Al fin y al cabo, las reglas y las normativas no son impedimentos para decir
cosas geniales. Son, en todo caso, ese dulce problema que el artista debe
resolver para poder dejar caer un reflejo de su propia cosmovisión, de sus
propias obsesiones y fantasías. Cuando eso pasa, el deleite es doble.
Yo,
particularmente, me cansé de los innovadores que quieren reinventar lenguajes
que nunca llegaron a dominar bien. Hay un equilibrio entre la forma y el fondo,
entre éticas y estéticas; equilibrio que puede alcanzarse aún si redujeran los
lenguajes al uso de una sola palabra, de un solo color. La inteligencia es la
capacidad para salir de una dificultad. Ese es el desafío artístico. Bajar los
brazos implica dejar de lado las normas y las estructuras en pos de una
comodidad, de un atajo, de no querer pagar el precio. Al contrario, cuando sí
se tiene el pleno dominio de la técnica y de ciertos lenguajes, lo que parece
simple viene predeterminado por un largo recorrido de aprendizaje y de diálogo
con la disciplina que los espectadores notamos enseguida.
Cuando se llega
a la simpleza por el camino largo, cuando ese “menos es más” llega de la mano
de la maestría, los que asistimos como espectadores (o como lectores) sentimos
una especie de halago intelectual y emocional gratificante que reafirma el amor
primario por la expresión artística.
A lo mejor ahora
están pensando en todos esos artistas geniales que fueron autores de técnicas o
de usos poco ortodoxos, no habituales.

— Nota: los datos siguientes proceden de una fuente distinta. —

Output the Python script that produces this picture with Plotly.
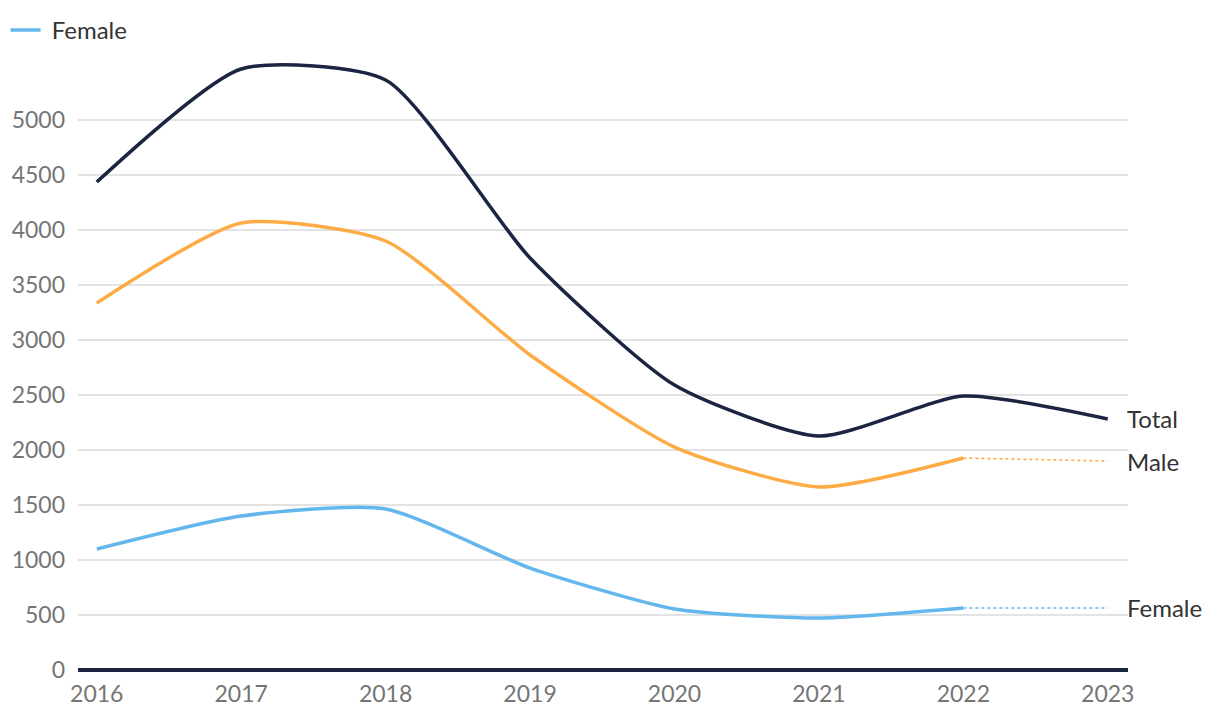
import plotly.graph_objects as go

years = [2016, 2017, 2018, 2019, 2020, 2021, 2022, 2023]
total = [4436, 5464, 5364, 3745, 2590, 2127, 2490, 2282]
male = [3336, 4064, 3900, 2864, 2027, 1664, 1927]
male_proj = [1927, 1900]
female = [1100, 1400, 1464, 927, 555, 473, 564]
female_proj = [564, 564]
proj_years = [2022, 2023]
yticks = [0, 500, 1000, 1500, 2000, 2500, 3000, 3500, 4000, 4500, 5000]

NAVY = "#1b2541"
ORANGE = "#fdab45"
BLUE = "#64b7ec"
FONT = "Lato"
SM = 0.62

fig = go.Figure()
fig.add_trace(go.Scatter(x=years, y=total, mode="lines", name="Total",
                         line=dict(color=NAVY, width=3.5, shape="spline", smoothing=SM),
                         showlegend=False))
fig.add_trace(go.Scatter(x=years[:7], y=male, mode="lines", name="Male",
                         line=dict(color=ORANGE, width=3.5, shape="spline", smoothing=SM),
                         showlegend=False))
fig.add_trace(go.Scatter(x=proj_years, y=male_proj, mode="lines", name="Male",
                         line=dict(color=ORANGE, width=1.6, dash="dot"), showlegend=False))
fig.add_trace(go.Scatter(x=years[:7], y=female, mode="lines", name="\u00a0Female",
                         line=dict(color=BLUE, width=3.5, shape="spline", smoothing=SM),
                         showlegend=True))
fig.add_trace(go.Scatter(x=proj_years, y=female_proj, mode="lines", name="Female",
                         line=dict(color=BLUE, width=1.6, dash="dot"), showlegend=False))

labels = [("Total", total[-1]), ("Male", male_proj[-1]), ("Female", female_proj[-1])]
for name, val in labels:
    fig.add_annotation(x=2023, y=val, text=name, showarrow=False, xanchor="left",
                       yanchor="middle", xshift=17, yshift=0,
                       font=dict(family=FONT, size=24, color="#333333"))

fig.update_layout(
    width=1220, height=724,
    margin=dict(l=70, r=100, t=24, b=62, autoexpand=False),
    plot_bgcolor="white", paper_bgcolor="white",
    font=dict(family=FONT),
    legend=dict(x=-0.069, y=1.0, xref="paper", yref="container", xanchor="left", yanchor="top",
                orientation="h", font=dict(family=FONT, size=24, color="#333333"),
                bgcolor="rgba(0,0,0,0)", tracegroupgap=0),
    xaxis=dict(range=[2015.87, 2023.14], tickvals=years, ticktext=[str(y) for y in years],
               showgrid=False, zeroline=False, showline=False, ticks="", automargin=False,
               ticklabelstandoff=8,
               tickfont=dict(family=FONT, size=23, color="#757575")),
    yaxis=dict(range=[0, 5800], tickvals=yticks, showgrid=True, gridcolor="#e3e3e3",
               gridwidth=1.5, zeroline=True, zerolinecolor=NAVY, zerolinewidth=4,
               showline=False, ticks="", ticklabelstandoff=12, automargin=False,
               tickfont=dict(family=FONT, size=23, color="#757575")),
)
fig.write_html("out.html")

No se confundan, posiblemente no hayan
sido geniales gracias a las excentricidades, sino más bien a pesar de ellas:
los que no nacieron para decir o hacer cosas geniales no van a salvarse de la
mediocridad inventando fórmulas nuevas o saliéndose de las normas.
Contrariamente, los que nacieron para ejecutar el genio del arte no podrían
escapar de ese destino ni queriendo, aunque solo tuvieran a mano las cosas más
simples, como el hábito de la madrugada y el lenguaje de todos los días.